A shrinking labor force and more low-wage jobs are driving factors in NC’s lower unemployment rate.
RALEIGH (June 21, 2013) – Despite a superficial improvement in North Carolina’s unemployment rate, the state’s jobs picture is still cause for concern, says an economic analyst after viewing new numbers released by the N.C. Division of Employment Security today.
More than 1,400 workers dropped out of the labor force last month, while only 1,000 unemployed workers found jobs, suggesting that the biggest factor in the state’s dropping unemployment is simply unemployed workers dropping out of the workforce, rather than genuine job creation. Even more troubling, the total number of employed people in North Carolina is at the lowest levels since November 2012, suggesting that North Carolina's economy is continuing to struggle in generating long-term sustainable job creation.
When combined with the 20,000 workers who dropped out of the labor force in April, the result of these changes is that the state’s labor force is now at the lowest level since August 2012, erasing almost 9 months worth of gains.
“Although today’s report provides some superficial good news, it’s not quite as good as it first appears,” said Allan Freyer, policy analyst with the Budget & Tax Center. “While we have experienced some genuine—if minor—job creation over the last year, the biggest factor driving this spring’s big drops in the unemployment rate is the fact that jobless folks are giving up on finding work and dropping out of the labor force, rather than because we are experiencing sustainable long-term job creation.”

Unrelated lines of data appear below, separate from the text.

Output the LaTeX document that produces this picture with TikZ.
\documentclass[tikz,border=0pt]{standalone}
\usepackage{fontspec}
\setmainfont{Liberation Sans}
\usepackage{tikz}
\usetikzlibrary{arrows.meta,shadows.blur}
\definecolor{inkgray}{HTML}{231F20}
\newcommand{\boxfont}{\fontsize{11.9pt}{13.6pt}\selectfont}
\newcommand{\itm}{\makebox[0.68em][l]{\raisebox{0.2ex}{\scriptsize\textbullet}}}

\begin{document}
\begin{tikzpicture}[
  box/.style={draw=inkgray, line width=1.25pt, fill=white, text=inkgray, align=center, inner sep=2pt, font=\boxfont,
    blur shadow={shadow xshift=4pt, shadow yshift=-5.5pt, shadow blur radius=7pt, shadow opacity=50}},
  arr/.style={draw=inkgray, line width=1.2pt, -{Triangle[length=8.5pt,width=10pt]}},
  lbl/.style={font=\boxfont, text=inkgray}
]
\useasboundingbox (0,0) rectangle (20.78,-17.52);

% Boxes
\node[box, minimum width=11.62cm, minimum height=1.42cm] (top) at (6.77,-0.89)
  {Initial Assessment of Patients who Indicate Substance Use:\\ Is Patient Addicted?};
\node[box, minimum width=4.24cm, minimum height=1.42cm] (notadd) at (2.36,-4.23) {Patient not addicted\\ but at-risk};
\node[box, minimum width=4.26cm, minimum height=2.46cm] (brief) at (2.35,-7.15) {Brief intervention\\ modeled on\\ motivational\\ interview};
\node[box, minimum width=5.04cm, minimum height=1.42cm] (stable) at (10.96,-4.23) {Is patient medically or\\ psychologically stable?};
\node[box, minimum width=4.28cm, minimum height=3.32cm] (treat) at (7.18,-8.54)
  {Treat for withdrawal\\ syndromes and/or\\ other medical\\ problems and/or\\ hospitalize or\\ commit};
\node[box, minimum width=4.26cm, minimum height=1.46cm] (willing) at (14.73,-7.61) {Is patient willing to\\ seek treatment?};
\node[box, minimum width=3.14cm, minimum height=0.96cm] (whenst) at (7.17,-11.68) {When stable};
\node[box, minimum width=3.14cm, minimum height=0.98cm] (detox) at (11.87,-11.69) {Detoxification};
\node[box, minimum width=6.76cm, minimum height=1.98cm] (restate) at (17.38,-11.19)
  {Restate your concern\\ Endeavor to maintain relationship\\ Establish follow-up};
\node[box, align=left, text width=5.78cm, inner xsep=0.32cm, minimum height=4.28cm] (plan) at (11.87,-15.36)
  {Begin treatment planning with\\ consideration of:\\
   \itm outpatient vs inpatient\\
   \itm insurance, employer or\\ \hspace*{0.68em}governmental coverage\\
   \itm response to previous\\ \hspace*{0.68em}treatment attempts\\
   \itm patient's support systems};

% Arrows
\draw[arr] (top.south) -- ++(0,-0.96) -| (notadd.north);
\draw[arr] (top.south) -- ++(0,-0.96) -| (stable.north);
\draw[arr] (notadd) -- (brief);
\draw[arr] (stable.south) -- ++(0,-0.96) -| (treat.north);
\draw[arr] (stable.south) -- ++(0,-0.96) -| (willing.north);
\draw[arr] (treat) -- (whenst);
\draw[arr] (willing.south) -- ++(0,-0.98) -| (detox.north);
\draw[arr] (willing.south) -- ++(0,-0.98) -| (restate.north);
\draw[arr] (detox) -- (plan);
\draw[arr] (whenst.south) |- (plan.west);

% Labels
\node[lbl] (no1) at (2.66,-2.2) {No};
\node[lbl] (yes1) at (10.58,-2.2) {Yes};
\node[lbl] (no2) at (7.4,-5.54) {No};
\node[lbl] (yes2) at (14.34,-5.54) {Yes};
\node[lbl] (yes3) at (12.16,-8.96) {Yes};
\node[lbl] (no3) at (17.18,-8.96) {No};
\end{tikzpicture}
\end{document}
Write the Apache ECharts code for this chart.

Additionally, although the unemployment rate dropped from 8.9 to 8.8 percent in May, about three-fifths of this improvement is due to a mathematical quirk in how the Bureau of Labor Statistics calculates the jobless rate. This rate is determined by dividing the number of unemployed workers who are looking for work by the number of workers in the labor force.
Given that the labor force contracted by 1,400 while just 1,000 unemployed workers found jobs at the same time, it appears that the 2,400 drop in the number of unemployed workers is largely the result of jobless workers becoming discouraged—giving up on looking for work and dropping out of the labor force altogether. As a result, this makes the unemployment rate look lower than it actually is.
Another major cause for concern: the state’s fastest growing industry pays the lowest wages. Over the last year, Leisure and Hospitality Services grew by 25,200 jobs, accounting for almost half of the total employment growth in the state. Unfortunately, this industry pays $8.30 an hour, more than $12 below the statewide average—suggesting that the state’s growth opportunities are in ultra-low wage jobs.
“Today’s jobs report makes it clear that the majority of all job creation is occurring in industries that don’t pay a living wage,” said Freyer. “It’s hard to see how the state’s economy can continue to improve without significant income growth to support consumer spending at local businesses.”